__Task brief__:
Reproduce all the lines exactly as they stand, apart from the pictures.

__Given information__:
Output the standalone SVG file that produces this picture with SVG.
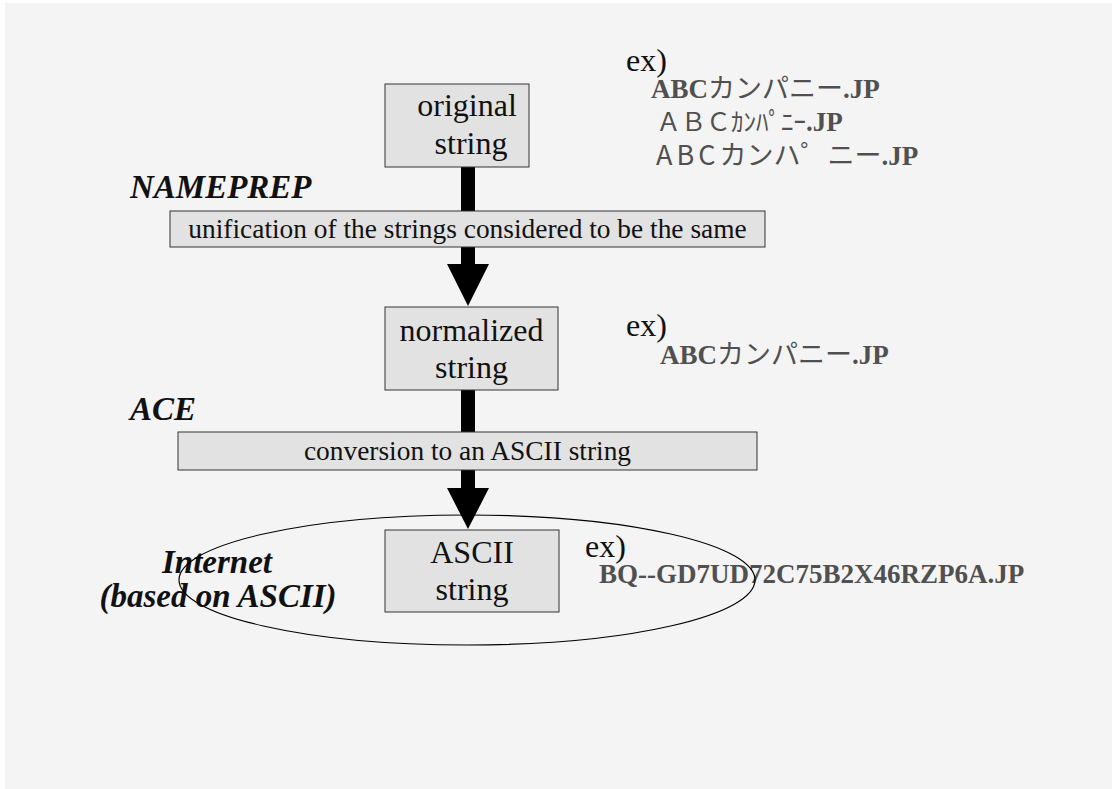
<svg xmlns="http://www.w3.org/2000/svg" width="1112" height="789" viewBox="0 0 1112 789">
  <style>
    .bg { fill: #f4f4f4; }
    .box { fill: #e2e2e2; stroke: #333333; stroke-width: 1; }
    .lbl { font-family: "Liberation Serif", "Times New Roman", serif; font-size: 32px; fill: #111111; }
    .bar { font-family: "Liberation Serif", "Times New Roman", serif; font-size: 27.4px; fill: #111111; }
    .step { font-family: "Liberation Serif", "Times New Roman", serif; font-size: 33px; font-weight: bold; font-style: italic; fill: #111111; }
    .ex { font-family: "Liberation Serif", "Times New Roman", serif; font-size: 32px; fill: #111111; }
    .sample { font-family: "Liberation Serif", "Times New Roman", serif; font-size: 27px; font-weight: bold; fill: #505050; }
    .kana { font-family: "Noto Sans CJK JP", sans-serif; font-weight: normal; }
    .shaft { fill: #000000; }
    .head { fill: #000000; }
    .net { fill: none; stroke: #000000; stroke-width: 1.2; }
  </style>

  <rect x="0" y="0" width="1112" height="789" fill="#ffffff"/>
  <rect class="bg" x="5" y="3" width="1107" height="786"/>

  <!-- connectors: thick shafts and arrowheads -->
  <g id="connectors">
    <rect class="shaft" x="461" y="167" width="14" height="98"/>
    <polygon class="head" points="447,264 489,264 468,306"/>
    <rect class="shaft" x="461" y="389" width="14" height="100"/>
    <polygon class="head" points="447,488 489,488 468,529"/>
  </g>

  <g id="original">
    <rect class="box" x="385" y="84" width="144" height="83"/>
    <text class="lbl" x="467" y="116" text-anchor="middle">original</text>
    <text class="lbl" x="471" y="154" text-anchor="middle">string</text>
  </g>

  <g id="original-examples">
    <text class="ex" x="626" y="71">ex)</text>
    <text class="sample" x="651" y="98">ABC<tspan class="kana">カンパニー</tspan>.JP</text>
    <text class="sample" x="656" y="131"><tspan class="kana" font-size="25">ＡＢＣｶﾝﾊﾟﾆｰ</tspan>.JP</text>
    <text class="sample" x="656" y="165"><tspan class="kana" letter-spacing="4">ABC</tspan><tspan class="kana">カンハ゜ニー</tspan>.JP</text>
  </g>

  <g id="nameprep">
    <text class="step" x="130" y="198">NAMEPREP</text>
    <rect class="box" x="170" y="211" width="595" height="36"/>
    <text class="bar" x="467.5" y="238" text-anchor="middle">unification of the strings considered to be the same</text>
  </g>

  <g id="normalized">
    <rect class="box" x="385" y="307" width="173" height="83"/>
    <text class="lbl" x="471.5" y="341" text-anchor="middle">normalized</text>
    <text class="lbl" x="471.5" y="378" text-anchor="middle">string</text>
  </g>

  <g id="normalized-example">
    <text class="ex" x="626" y="336">ex)</text>
    <text class="sample" x="660" y="364">ABC<tspan class="kana">カンパニー</tspan>.JP</text>
  </g>

  <g id="ace">
    <text class="step" x="130" y="420">ACE</text>
    <rect class="box" x="178" y="432" width="579" height="38"/>
    <text class="bar" x="467.5" y="460" text-anchor="middle">conversion to an ASCII string</text>
  </g>

  <g id="ascii">
    <rect class="box" x="385" y="530" width="174" height="82"/>
    <text class="lbl" x="472" y="563" text-anchor="middle">ASCII</text>
    <text class="lbl" x="472" y="600" text-anchor="middle">string</text>
  </g>

  <g id="ascii-example">
    <text class="ex" x="585" y="557">ex)</text>
    <text class="sample" x="599" y="583" font-size="27.5">BQ--GD7UD72C75B2X46RZP6A.JP</text>
  </g>

  <g id="internet">
    <text class="step" x="217" y="573" text-anchor="middle" font-size="32">Internet</text>
    <text class="step" x="218" y="607" text-anchor="middle" font-size="32">(based on ASCII)</text>
    <ellipse class="net" cx="467" cy="580" rx="288" ry="65"/>
  </g>
</svg>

__Task answer__:
Output the standalone SVG file that produces this picture with SVG.
<svg xmlns="http://www.w3.org/2000/svg" width="1112" height="789" viewBox="0 0 1112 789">
  <style>
    .bg { fill: #f4f4f4; }
    .box { fill: #e2e2e2; stroke: #333333; stroke-width: 1; }
    .lbl { font-family: "Liberation Serif", "Times New Roman", serif; font-size: 32px; fill: #111111; }
    .bar { font-family: "Liberation Serif", "Times New Roman", serif; font-size: 27.4px; fill: #111111; }
    .step { font-family: "Liberation Serif", "Times New Roman", serif; font-size: 33px; font-weight: bold; font-style: italic; fill: #111111; }
    .ex { font-family: "Liberation Serif", "Times New Roman", serif; font-size: 32px; fill: #111111; }
    .sample { font-family: "Liberation Serif", "Times New Roman", serif; font-size: 27px; font-weight: bold; fill: #505050; }
    .kana { font-family: "Noto Sans CJK JP", sans-serif; font-weight: normal; }
    .shaft { fill: #000000; }
    .head { fill: #000000; }
    .net { fill: none; stroke: #000000; stroke-width: 1.2; }
  </style>

  <rect x="0" y="0" width="1112" height="789" fill="#ffffff"/>
  <rect class="bg" x="5" y="3" width="1107" height="786"/>

  <!-- connectors: thick shafts and arrowheads -->
  <g id="connectors">
    <rect class="shaft" x="461" y="167" width="14" height="98"/>
    <polygon class="head" points="447,264 489,264 468,306"/>
    <rect class="shaft" x="461" y="389" width="14" height="100"/>
    <polygon class="head" points="447,488 489,488 468,529"/>
  </g>

  <g id="original">
    <rect class="box" x="385" y="84" width="144" height="83"/>
    <text class="lbl" x="467" y="116" text-anchor="middle">original</text>
    <text class="lbl" x="471" y="154" text-anchor="middle">string</text>
  </g>

  <g id="original-examples">
    <text class="ex" x="626" y="71">ex)</text>
    <text class="sample" x="651" y="98">ABC<tspan class="kana">カンパニー</tspan>.JP</text>
    <text class="sample" x="656" y="131"><tspan class="kana" font-size="25">ＡＢＣｶﾝﾊﾟﾆｰ</tspan>.JP</text>
    <text class="sample" x="656" y="165"><tspan class="kana" letter-spacing="4">ABC</tspan><tspan class="kana">カンハ゜ニー</tspan>.JP</text>
  </g>

  <g id="nameprep">
    <text class="step" x="130" y="198">NAMEPREP</text>
    <rect class="box" x="170" y="211" width="595" height="36"/>
    <text class="bar" x="467.5" y="238" text-anchor="middle">unification of the strings considered to be the same</text>
  </g>

  <g id="normalized">
    <rect class="box" x="385" y="307" width="173" height="83"/>
    <text class="lbl" x="471.5" y="341" text-anchor="middle">normalized</text>
    <text class="lbl" x="471.5" y="378" text-anchor="middle">string</text>
  </g>

  <g id="normalized-example">
    <text class="ex" x="626" y="336">ex)</text>
    <text class="sample" x="660" y="364">ABC<tspan class="kana">カンパニー</tspan>.JP</text>
  </g>

  <g id="ace">
    <text class="step" x="130" y="420">ACE</text>
    <rect class="box" x="178" y="432" width="579" height="38"/>
    <text class="bar" x="467.5" y="460" text-anchor="middle">conversion to an ASCII string</text>
  </g>

  <g id="ascii">
    <rect class="box" x="385" y="530" width="174" height="82"/>
    <text class="lbl" x="472" y="563" text-anchor="middle">ASCII</text>
    <text class="lbl" x="472" y="600" text-anchor="middle">string</text>
  </g>

  <g id="ascii-example">
    <text class="ex" x="585" y="557">ex)</text>
    <text class="sample" x="599" y="583" font-size="27.5">BQ--GD7UD72C75B2X46RZP6A.JP</text>
  </g>

  <g id="internet">
    <text class="step" x="217" y="573" text-anchor="middle" font-size="32">Internet</text>
    <text class="step" x="218" y="607" text-anchor="middle" font-size="32">(based on ASCII)</text>
    <ellipse class="net" cx="467" cy="580" rx="288" ry="65"/>
  </g>
</svg>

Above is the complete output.